● Given instruction: Begin with the first line below and retype each line exactly through the line containing "plt.rcParams['font.family'] = ['Lato', 'DejaVu". Any pictures are to be left out.

○ ○ ○ ○

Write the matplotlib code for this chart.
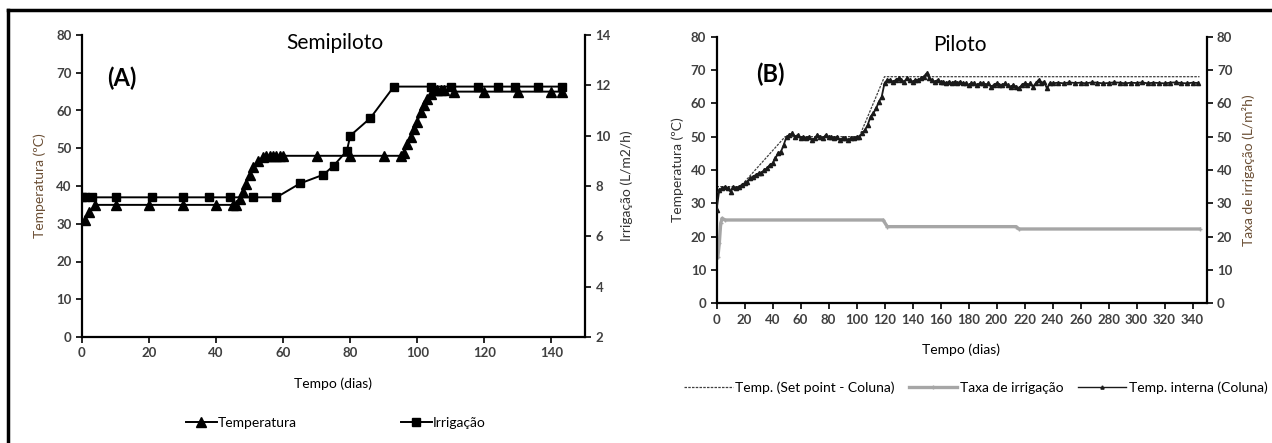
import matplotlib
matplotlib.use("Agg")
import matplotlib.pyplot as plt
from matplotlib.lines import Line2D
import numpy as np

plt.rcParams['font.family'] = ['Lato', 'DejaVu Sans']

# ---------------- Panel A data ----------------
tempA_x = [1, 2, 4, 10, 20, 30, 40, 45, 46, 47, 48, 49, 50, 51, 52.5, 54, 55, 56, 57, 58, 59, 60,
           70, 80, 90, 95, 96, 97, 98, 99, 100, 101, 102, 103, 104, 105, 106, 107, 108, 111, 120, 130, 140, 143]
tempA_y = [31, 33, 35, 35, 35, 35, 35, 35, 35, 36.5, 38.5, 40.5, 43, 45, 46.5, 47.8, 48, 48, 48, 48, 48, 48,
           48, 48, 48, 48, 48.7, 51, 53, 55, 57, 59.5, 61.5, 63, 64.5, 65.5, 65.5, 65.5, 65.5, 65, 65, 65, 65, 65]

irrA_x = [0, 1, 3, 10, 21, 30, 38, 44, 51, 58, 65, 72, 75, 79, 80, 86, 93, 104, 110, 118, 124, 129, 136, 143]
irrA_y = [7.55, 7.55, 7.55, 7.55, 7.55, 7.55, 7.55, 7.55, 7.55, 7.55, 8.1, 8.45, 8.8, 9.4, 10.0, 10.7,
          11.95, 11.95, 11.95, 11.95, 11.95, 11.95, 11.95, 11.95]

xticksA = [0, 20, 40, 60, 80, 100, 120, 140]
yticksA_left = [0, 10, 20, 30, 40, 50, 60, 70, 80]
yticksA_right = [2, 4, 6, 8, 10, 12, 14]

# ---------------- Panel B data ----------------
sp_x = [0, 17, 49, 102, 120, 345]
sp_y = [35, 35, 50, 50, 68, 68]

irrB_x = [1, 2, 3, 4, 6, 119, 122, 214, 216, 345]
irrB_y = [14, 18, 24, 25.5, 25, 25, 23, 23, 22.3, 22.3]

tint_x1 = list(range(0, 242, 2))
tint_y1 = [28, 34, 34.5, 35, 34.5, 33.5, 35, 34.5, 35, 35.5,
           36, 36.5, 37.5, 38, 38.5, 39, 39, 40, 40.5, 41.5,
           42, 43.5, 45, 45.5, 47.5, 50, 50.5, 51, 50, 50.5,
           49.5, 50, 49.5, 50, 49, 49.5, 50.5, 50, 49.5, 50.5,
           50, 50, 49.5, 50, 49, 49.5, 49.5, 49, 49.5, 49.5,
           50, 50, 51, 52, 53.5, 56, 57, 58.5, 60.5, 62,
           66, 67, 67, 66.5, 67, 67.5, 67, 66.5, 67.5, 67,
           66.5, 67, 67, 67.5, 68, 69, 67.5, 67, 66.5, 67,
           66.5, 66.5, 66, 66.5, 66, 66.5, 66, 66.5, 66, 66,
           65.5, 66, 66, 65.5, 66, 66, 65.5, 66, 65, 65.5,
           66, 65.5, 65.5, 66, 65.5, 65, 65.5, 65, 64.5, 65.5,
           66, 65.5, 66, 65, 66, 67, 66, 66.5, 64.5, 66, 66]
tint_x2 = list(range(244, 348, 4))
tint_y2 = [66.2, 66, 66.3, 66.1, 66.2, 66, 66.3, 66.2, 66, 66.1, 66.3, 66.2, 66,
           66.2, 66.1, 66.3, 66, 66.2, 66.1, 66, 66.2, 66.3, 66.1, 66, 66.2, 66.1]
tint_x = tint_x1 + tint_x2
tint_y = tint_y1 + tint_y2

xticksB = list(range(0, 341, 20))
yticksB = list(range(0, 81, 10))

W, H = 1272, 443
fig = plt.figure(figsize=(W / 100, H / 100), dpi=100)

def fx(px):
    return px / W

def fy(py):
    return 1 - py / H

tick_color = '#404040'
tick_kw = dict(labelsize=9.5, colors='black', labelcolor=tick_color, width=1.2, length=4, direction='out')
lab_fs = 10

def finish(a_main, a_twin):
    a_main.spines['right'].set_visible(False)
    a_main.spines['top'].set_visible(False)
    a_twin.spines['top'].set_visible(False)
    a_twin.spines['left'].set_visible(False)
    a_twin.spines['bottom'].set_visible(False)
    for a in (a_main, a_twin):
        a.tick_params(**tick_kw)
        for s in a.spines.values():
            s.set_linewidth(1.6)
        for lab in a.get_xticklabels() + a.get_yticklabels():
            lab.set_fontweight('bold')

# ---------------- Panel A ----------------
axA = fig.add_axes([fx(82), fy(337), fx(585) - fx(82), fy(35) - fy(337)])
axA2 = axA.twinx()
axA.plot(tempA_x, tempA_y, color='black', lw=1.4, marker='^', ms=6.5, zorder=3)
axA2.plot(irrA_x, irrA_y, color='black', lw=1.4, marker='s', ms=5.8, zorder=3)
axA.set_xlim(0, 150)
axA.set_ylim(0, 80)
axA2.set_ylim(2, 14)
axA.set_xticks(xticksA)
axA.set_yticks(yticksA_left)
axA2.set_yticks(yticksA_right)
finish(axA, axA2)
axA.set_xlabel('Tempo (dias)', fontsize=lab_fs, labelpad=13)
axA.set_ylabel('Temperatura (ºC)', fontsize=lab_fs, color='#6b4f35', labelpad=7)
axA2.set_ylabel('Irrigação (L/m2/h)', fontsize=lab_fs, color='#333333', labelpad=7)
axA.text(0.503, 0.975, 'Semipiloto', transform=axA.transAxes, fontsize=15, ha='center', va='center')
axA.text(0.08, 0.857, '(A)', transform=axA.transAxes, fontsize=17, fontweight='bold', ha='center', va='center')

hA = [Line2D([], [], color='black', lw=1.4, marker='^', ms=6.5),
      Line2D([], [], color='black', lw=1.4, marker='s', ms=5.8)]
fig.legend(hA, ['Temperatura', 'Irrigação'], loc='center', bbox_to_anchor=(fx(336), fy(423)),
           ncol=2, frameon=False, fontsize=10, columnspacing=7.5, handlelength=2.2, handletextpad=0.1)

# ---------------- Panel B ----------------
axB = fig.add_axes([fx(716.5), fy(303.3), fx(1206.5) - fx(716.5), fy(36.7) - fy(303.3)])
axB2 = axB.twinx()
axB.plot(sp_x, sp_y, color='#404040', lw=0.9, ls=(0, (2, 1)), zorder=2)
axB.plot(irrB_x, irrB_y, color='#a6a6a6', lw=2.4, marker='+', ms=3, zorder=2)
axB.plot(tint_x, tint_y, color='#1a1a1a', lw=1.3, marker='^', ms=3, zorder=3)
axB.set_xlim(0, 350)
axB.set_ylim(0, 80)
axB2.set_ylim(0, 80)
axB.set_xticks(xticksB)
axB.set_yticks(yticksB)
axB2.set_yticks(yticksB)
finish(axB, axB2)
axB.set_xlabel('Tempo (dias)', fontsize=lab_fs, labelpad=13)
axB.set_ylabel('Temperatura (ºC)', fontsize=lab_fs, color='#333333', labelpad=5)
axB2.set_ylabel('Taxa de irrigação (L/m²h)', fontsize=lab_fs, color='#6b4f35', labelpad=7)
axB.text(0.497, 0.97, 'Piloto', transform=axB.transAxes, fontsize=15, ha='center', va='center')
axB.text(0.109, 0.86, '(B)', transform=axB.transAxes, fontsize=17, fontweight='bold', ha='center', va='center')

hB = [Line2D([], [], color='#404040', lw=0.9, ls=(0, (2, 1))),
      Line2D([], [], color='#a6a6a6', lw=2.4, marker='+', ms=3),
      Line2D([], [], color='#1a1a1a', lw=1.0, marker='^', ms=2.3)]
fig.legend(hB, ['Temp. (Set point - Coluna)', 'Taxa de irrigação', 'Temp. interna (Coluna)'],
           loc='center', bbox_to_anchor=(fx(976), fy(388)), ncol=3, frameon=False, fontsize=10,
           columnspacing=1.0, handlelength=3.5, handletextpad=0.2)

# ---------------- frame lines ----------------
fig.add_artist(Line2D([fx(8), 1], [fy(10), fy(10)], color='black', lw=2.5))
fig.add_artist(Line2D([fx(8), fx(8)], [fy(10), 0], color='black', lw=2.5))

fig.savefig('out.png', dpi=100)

○ ○ ○ ○

● Answer for this exercise:
Write the matplotlib code for this chart.
import matplotlib
matplotlib.use("Agg")
import matplotlib.pyplot as plt
from matplotlib.lines import Line2D
import numpy as np

plt.rcParams['font.family'] = ['Lato', 'DejaVu Sans']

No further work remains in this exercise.